The Perfect Summer well may have benefited either from a non-chronological narrative or a tighter editing for the reader to truly appreciate Nicolson's research and writing.
To me, this book had a lot of promise and an intriguing premise -- an historical account of English society in the summer before World War I broke out. England was experiencing an unusual summer in that it was sunny and warm...possibly too warm. The book jacket promised insights to various societal levels but I felt like the book focused primarily on the upper crust, which wasn't as interesting to me. I liked the chapter that focused on Churchill and his main political rival...I think I would've enjoyed a book on the politics during that time period more or perhaps reading the tell-all written by the butler who appeared in this one. Maybe I read it too fast; maybe I didn't pay close enough attention to the details. The author had clearly done a lot of research and had some unique sources (possibly because of her family connections)...but I just didn't connect with the material.
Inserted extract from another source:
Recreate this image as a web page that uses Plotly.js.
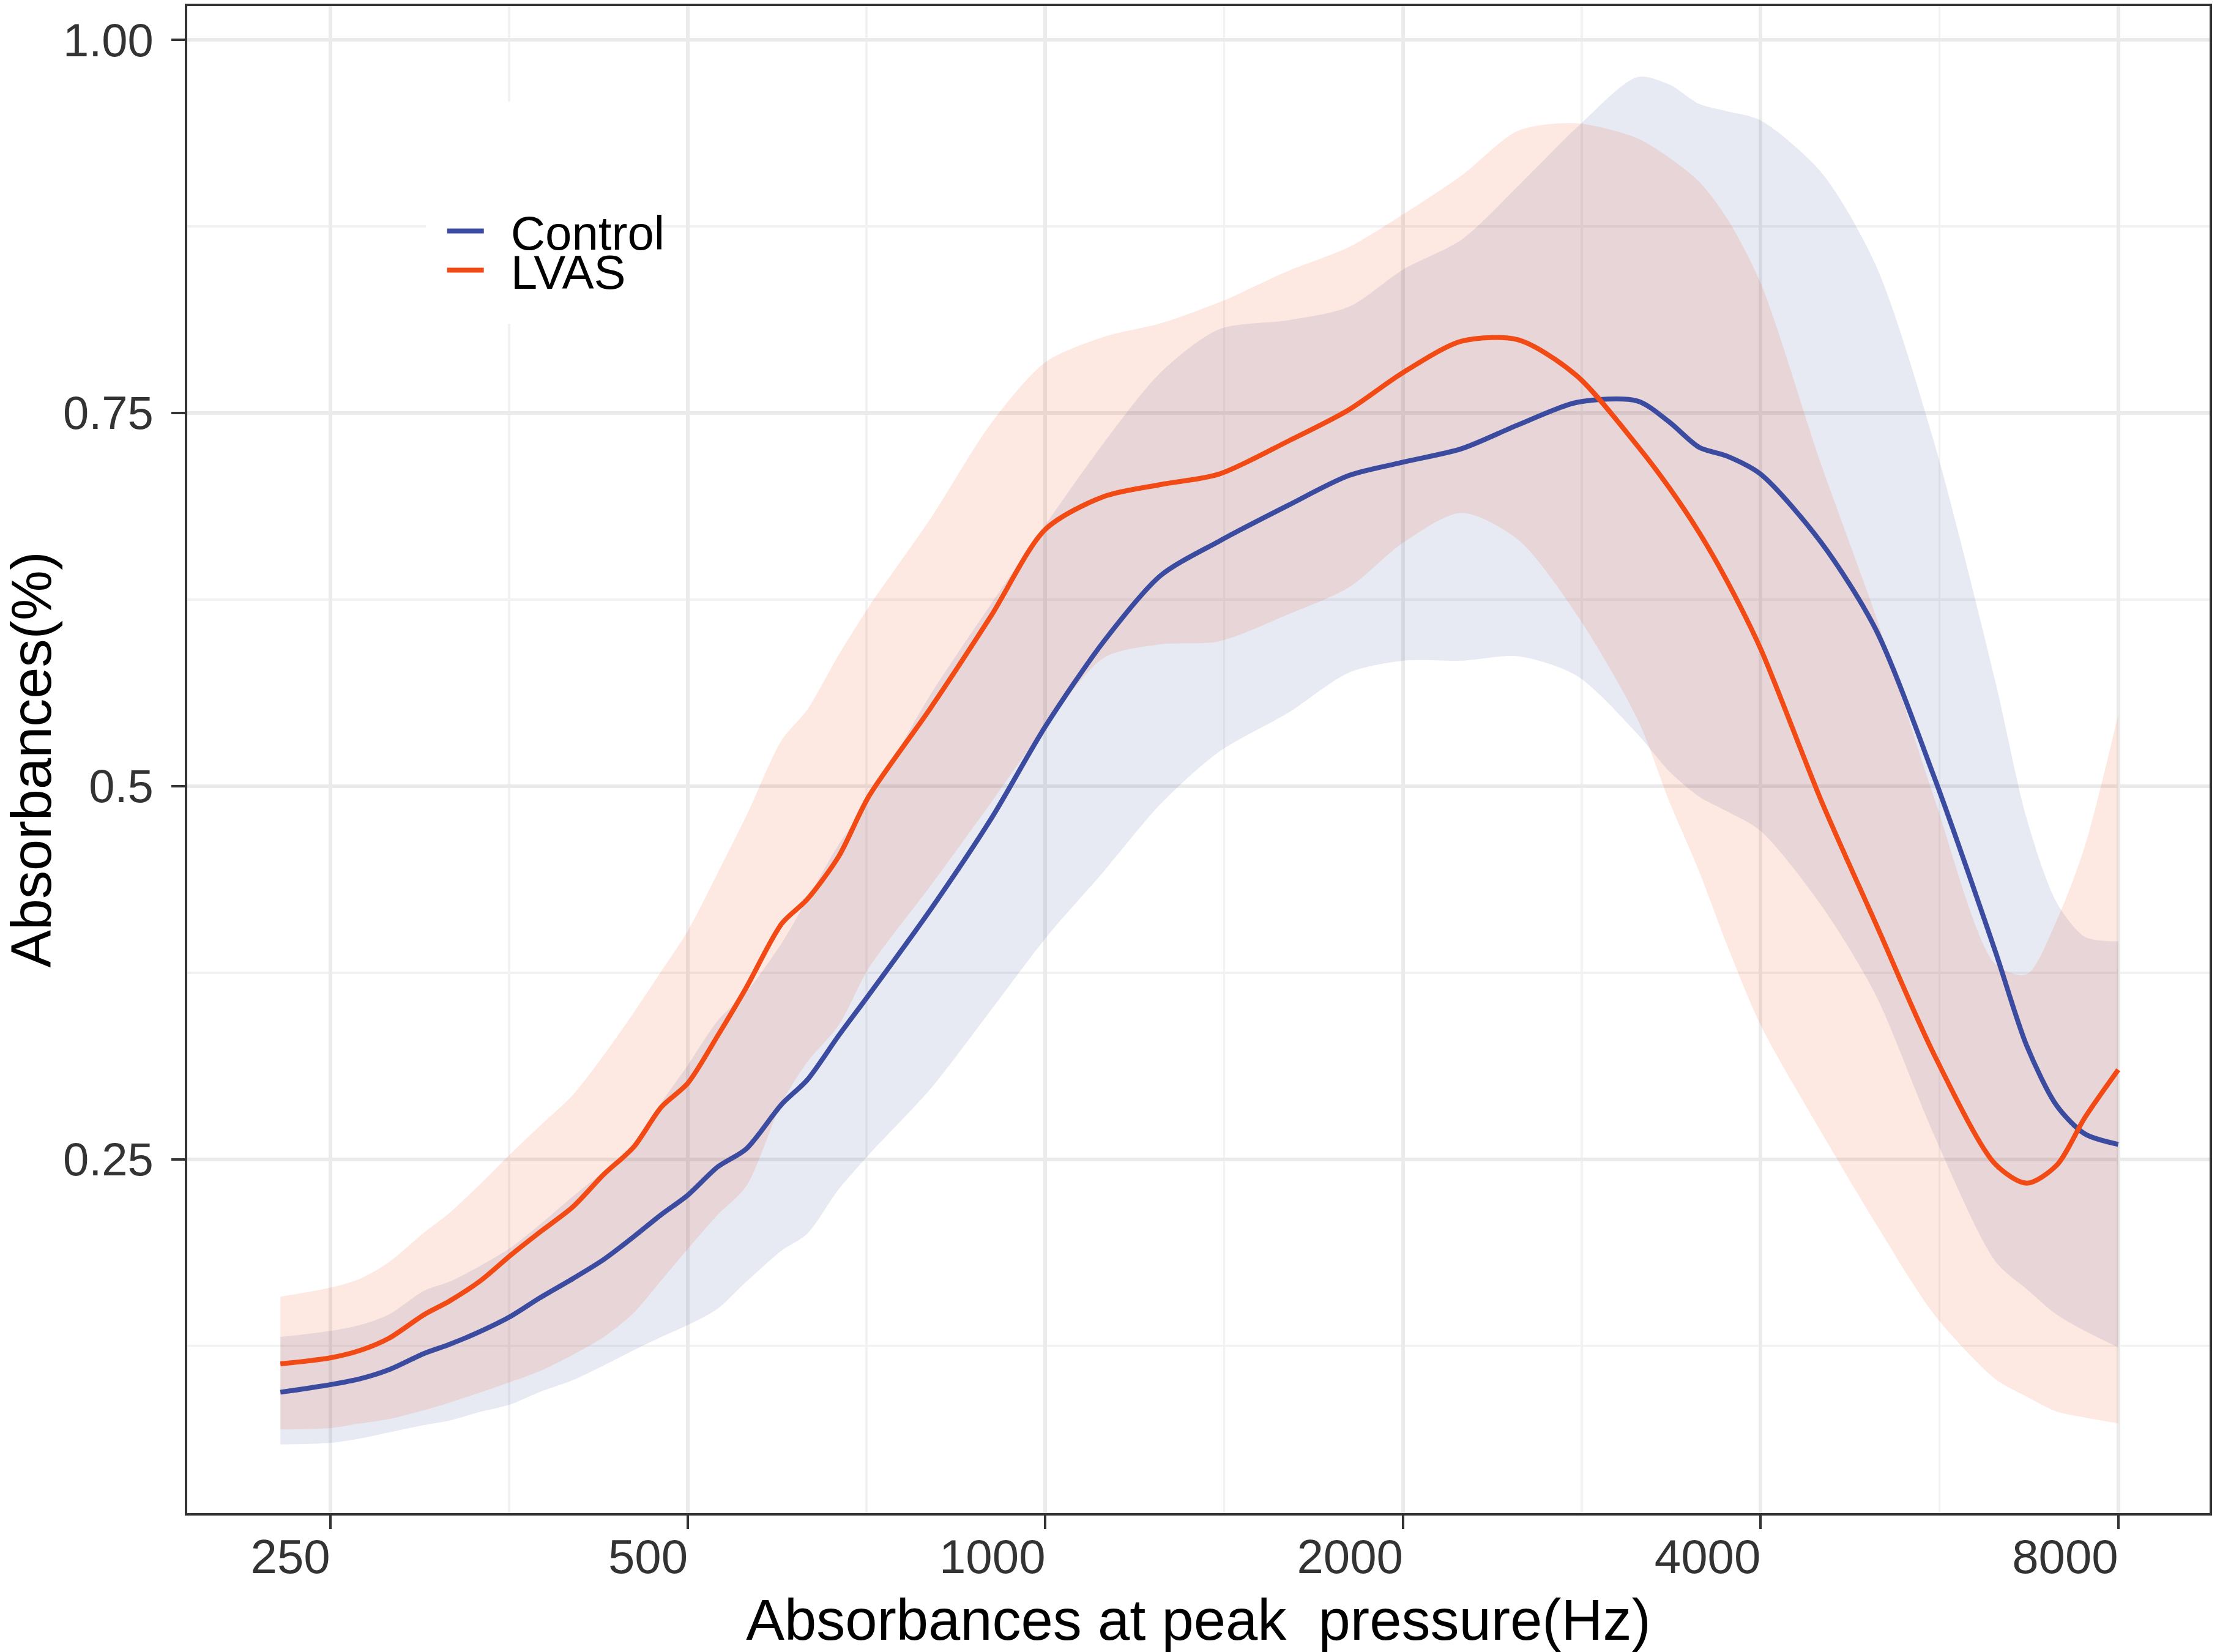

I'd never heard of this book until I saw it advertised by the publisher in the previous book I enjoyed. The subject fascinated me and I expected to learn more about the shift from the class system of upstairs downstairs fame to a blurring of the roles. A biography of a summer was an interesting format. But it is terribly written, little more than a reporter's notebook of jotted facts without transition. And the vast majority of the book relays boring facts about fashion and hair style of the rich and famous. Trouble with the striking workers was portrayed as only single paragraphs at the end of each chapter. That only changed with the last quarter of the book with a little more about the working class but very little. I think it was the storyline following the newly introduced Leonard Woolf to Virginia Stephens that influenced me to give the second star.
Edwardian England is my favorite time period: before the upheaval and tragedy of the first WW, but with enough elements of modern life to make it imaginable. Nicolson does a lovely job of letting us in to the lives of a few Edwardian notables, writers, artists, politicians, and activists in that magical time out of The Wind in the Willows when no one seemed to care what the children got up to, and when adults were trying out new ideas amidst fabulous wealth or squalor.
I'd expect Downton Abbey fans to be attracted, despite the hideous cover that looks faded and dull and has three tiny images.